L’altra vettura della Scuderia Ferrari era una nuova berlinetta coupé P4 a tetto chiuso, pilotata dall’inglese Mike Parkes e da Ludovico Scarfiotti, che l’anno precedente aveva vinto con la Ferrari il GP d’Italia.  Le P4 erano fiancheggiate da una 412P, o meglio da una P3 depotenziata, che faceva ricorso ai carburatori piuttosto che al più recente V12 con alimentazione a iniezione.

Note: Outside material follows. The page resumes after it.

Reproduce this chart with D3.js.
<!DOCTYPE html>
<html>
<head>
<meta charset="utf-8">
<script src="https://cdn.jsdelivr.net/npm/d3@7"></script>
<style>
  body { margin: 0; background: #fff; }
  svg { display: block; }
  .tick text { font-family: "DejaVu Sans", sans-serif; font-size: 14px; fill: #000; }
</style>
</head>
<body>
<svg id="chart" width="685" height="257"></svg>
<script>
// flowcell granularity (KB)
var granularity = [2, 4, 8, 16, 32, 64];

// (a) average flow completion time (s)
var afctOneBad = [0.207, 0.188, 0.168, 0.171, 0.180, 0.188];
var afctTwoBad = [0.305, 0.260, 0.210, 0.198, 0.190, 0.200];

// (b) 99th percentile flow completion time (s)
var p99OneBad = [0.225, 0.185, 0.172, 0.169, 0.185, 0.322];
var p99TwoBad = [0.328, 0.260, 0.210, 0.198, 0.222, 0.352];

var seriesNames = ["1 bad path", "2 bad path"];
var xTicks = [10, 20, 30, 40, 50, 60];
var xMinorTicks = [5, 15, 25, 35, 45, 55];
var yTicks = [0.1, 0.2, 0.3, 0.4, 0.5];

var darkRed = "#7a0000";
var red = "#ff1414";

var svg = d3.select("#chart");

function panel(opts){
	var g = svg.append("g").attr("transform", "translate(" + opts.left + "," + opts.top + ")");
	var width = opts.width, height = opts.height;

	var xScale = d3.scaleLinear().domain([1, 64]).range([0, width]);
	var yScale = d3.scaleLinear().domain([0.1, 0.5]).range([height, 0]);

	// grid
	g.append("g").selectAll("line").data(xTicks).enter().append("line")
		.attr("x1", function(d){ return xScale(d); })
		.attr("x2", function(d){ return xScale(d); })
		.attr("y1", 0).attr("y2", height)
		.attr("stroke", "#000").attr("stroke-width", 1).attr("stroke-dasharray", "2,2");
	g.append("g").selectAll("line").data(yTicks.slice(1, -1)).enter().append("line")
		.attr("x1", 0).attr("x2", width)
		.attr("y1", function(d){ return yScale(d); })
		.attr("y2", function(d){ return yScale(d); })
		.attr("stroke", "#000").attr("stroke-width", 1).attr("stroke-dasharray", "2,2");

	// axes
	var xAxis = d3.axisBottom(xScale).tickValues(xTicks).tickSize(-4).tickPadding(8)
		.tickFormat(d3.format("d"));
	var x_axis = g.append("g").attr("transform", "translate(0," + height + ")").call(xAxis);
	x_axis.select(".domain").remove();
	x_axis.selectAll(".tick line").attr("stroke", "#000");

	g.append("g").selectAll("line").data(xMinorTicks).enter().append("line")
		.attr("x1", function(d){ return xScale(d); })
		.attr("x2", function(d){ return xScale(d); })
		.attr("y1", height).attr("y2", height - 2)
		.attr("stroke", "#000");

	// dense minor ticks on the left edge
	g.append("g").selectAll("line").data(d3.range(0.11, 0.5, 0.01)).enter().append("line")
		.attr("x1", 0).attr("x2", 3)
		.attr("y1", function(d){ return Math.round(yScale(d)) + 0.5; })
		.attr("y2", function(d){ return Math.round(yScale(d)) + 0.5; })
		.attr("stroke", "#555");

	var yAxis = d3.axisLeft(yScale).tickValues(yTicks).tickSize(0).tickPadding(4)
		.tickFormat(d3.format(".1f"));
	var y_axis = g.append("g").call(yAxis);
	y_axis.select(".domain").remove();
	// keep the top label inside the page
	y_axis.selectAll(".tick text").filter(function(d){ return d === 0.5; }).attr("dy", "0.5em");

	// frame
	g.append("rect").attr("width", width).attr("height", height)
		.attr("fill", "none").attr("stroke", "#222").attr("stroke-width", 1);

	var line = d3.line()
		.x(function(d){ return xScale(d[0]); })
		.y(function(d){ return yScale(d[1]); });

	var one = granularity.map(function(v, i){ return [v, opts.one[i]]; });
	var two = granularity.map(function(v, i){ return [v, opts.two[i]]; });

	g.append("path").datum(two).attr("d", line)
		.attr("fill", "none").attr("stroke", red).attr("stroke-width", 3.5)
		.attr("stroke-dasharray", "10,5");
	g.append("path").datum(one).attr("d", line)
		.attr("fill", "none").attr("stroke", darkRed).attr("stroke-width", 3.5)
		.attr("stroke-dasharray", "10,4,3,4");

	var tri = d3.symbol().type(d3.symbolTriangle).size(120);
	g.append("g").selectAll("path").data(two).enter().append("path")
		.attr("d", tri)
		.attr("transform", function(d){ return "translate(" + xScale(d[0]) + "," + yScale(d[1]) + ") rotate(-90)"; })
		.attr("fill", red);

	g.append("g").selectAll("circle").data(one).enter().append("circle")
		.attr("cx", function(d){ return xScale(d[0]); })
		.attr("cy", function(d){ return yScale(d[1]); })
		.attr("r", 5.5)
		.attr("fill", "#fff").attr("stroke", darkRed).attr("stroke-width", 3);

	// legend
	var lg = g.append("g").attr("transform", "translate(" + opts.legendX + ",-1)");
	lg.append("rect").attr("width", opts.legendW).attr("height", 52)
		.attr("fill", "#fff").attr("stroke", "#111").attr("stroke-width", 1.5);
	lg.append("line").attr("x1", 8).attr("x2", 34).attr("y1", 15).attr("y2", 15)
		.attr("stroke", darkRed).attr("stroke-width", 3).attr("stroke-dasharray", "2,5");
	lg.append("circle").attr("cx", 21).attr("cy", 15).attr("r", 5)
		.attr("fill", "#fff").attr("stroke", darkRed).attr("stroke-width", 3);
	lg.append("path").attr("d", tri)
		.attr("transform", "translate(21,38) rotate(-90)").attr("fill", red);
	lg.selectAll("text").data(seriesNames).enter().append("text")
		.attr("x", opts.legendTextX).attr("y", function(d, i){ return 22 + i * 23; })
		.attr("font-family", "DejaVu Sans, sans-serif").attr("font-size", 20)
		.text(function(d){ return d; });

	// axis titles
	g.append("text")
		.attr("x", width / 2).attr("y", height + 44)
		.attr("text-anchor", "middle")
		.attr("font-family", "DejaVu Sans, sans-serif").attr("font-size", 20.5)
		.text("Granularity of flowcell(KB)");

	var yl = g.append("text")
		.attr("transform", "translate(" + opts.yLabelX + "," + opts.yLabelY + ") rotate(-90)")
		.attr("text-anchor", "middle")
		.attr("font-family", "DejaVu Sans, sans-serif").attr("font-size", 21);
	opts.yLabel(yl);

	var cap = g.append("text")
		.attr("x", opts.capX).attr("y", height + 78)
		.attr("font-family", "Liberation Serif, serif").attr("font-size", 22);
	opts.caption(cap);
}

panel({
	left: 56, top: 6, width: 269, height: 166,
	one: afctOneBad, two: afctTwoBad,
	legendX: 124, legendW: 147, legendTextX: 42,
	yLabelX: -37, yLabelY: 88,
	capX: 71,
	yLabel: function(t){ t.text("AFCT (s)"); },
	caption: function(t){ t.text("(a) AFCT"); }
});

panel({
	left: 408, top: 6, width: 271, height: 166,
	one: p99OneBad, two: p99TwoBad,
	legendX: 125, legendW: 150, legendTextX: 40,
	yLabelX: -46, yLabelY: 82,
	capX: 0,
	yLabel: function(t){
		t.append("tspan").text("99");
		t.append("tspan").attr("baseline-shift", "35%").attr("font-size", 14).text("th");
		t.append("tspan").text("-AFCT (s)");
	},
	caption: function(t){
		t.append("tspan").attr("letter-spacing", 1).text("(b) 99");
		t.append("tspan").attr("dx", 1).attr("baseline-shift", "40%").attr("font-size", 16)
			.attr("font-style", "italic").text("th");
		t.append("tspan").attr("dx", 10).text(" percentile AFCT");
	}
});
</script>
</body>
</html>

La vettura, iscritta dal North American Racing Team (NART) con il placet della Casa di Maranello, fu pilotata dalla stella messicana di F1 Pedro Rodriguez e da Jean Guichet, vincitore a Le Mans con la Ferrari nel 1964.


Contro le Ferrari ufficiali, furono schierate sei Ford GT40, che ora montavano motori V8 da 7 litri ancora più potenti, in grado di erogare 530 CV. Tra gli altri concorrenti di spicco figuravano il team americano Chaparral, varie Porsche e un certo numero di Ferrari iscritte da piloti privati. 

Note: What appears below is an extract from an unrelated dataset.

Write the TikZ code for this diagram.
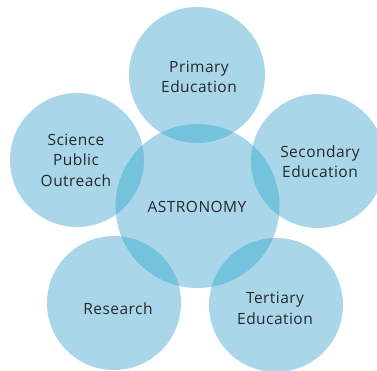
\documentclass[tikz,border=0pt]{standalone}
\usepackage{fontspec}
\setmainfont[LetterSpace=3]{Open Sans}
\definecolor{circlight}{HTML}{A9D6E8}
\definecolor{circdark}{HTML}{74C3DD}
\definecolor{txt}{HTML}{26292C}
\begin{document}
\begin{tikzpicture}[x=1pt,y=-1pt,
  bubble/.style={circle, fill=circlight, inner sep=0pt, minimum size=#1},
  lbl/.style={text=txt, font=\fontsize{15.5}{20.5}\selectfont, align=center, inner sep=0pt}]
\useasboundingbox (0,0) rectangle (377,371);
% outer circles
\node[bubble=136] (top) at (197,75) {};
\node[bubble=134] (left) at (77,160) {};
\node[bubble=134] (right) at (318,161) {};
\node[bubble=134] (bl) at (114,303) {};
\node[bubble=134] (br) at (276,305) {};
% central
\node[bubble=164] (center) at (197.5,206) {};
% overlaps
\begin{scope}
\clip (197.5,206) circle (82);
\fill[circdark] (197,75) circle (68);
\fill[circdark] (77,160) circle (67);
\fill[circdark] (318,161) circle (67);
\fill[circdark] (114,303) circle (67);
\fill[circdark] (276,305) circle (67);
\end{scope}
% labels
\node[lbl] (ltop) at (199,77) {Primary\\Education};
\node[lbl] (lleft) at (76,160) {Science\\Public\\Outreach};
\node[lbl] (lright) at (320,161.5) {Secondary\\Education};
\node[lbl] (lcenter) at (197,207) {ASTRONOMY};
\node[lbl] (lbl) at (118,309) {Research};
\node[lbl] (lbr) at (275,308.5) {Tertiary\\Education};
\end{tikzpicture}
\end{document}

La 330 P4 nel gennaio 1967 durante i test per la 24 Ore di Daytona

La gara ebbe inizio alle 15.00 di sabato 4 febbraio e Phil Hill, l’ex campione del mondo della Ferrari, balzò subito in testa al volante di una Chaparral. Quando, dopo tre ore, la vettura di Hill evidenziò dei problemi, la Ferrari assunse il comando della gara. Le P4, oltre a essere più veloci, erano anche più affidabili delle Ford GT40: non a caso, cinque delle sei GT40 ufficiali furono costrette al ritiro. 


Amon e Bandini vinsero con tre giri di vantaggio sulla P4 di Parkes-Scarfiotti,  mentre la Ferrari 412P NART si piazzò al terzo posto, staccata di ulteriori 26 giri. Con un colpo di genio a livello pubblicitario, il team manager Franco Lini impartì l’ordine alle prime tre vetture di tagliare il traguardo fianco a fianco, come in una parata trionfale. Niente avrebbe potuto riassumere e simboleggiare meglio il dominio delle Rosse. 

 

Enzo Ferrari era riuscito ad avere la propria rivincita sulla Ford e il sorriso era ancora stampato sul suo volto alla fine di quella stagione 1967, dopo che la P4 aveva contribuito all’ennesimo trionfo della Ferrari nel Campionato Mondiale Sport Prototipi.